Figure 7. (a) Comparison between measured and modelled specific energy yield of a monofacial and a bifacial PV module (located within a module row) for a time period of 5 months  with (b) the coresponding deviation. The modelled energy yield has been calculated with the MoBiDiG simulation model using the ray tracing based optical model.
As already stated, bifacial PV systems are finally bankable. This is partly due to the long development of the technology which has become low cost, and partly to the availability of data generated from large bifacial PV installations, standards, and reliable energy yield simulations as explained in the previous sections. “Bankable” means that banks are now giving loans for large bifacial PV systems and finally the private investors do not have to invest on their own. This cycle is common to most technologies: where the “first movers” such as bSolar and MegaCell had to do the initial risky work, and now the “second movers” can enter the market with a more reliable profit potential.
Higher complexity offers various installation possibilities. This has been already discussed and shown in previous paragraphs. If you want to reach lowest LCOEs, bifacial HSAT offers the best solution.
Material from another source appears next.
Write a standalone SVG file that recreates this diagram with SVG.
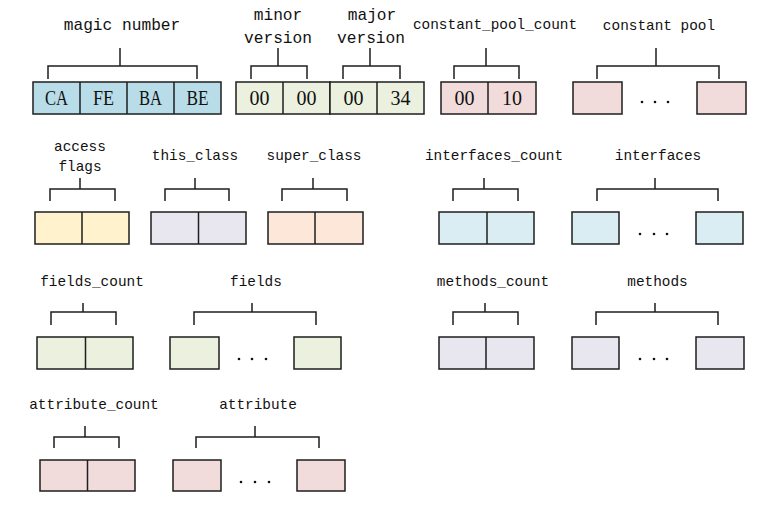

If you want to benefit from dual use of land area as, e.g., for combined electricity production and agriculture as depicted in Figure 7, then bifacial vertical installations offer the best option.
Figure 7. Vertical bifacial PV system by Next2Sun showing the advantage of double use of land .
We call such unconventional installations from the beginning “PV vineyards”. Such installations offer many advantages in addition to the double use of the land. The electricity generation of such systems is shifted more to the morning and evenings (see Figure 4e). After snow fall, during winter time, the albedo is increased and the modules are not covered by snow, as can be seen in Figure 8. When combined with already installed PV systems facing to the south, the overall generation curve becomes broader—reducing the need for energy storage. Systems such as those provided by Next2sun are gaining in popularity and, with the ongoing collection of data and experience, this technology is becoming increasingly bankable so that even larger systems will be built with this technology in the future.
Figure 8. Vertical bifacial PV system by Next2Sun in winter, showing one of the advantages not being covered by snow .
The opportunities for bifacial PV systems are increasing with time as the bifacial modules these days are now being sold at the same price as their monofacial equivalents. We predict that in a few years it is likely that there will be hardly any monofacial modules left in the PV market for utility scale installations.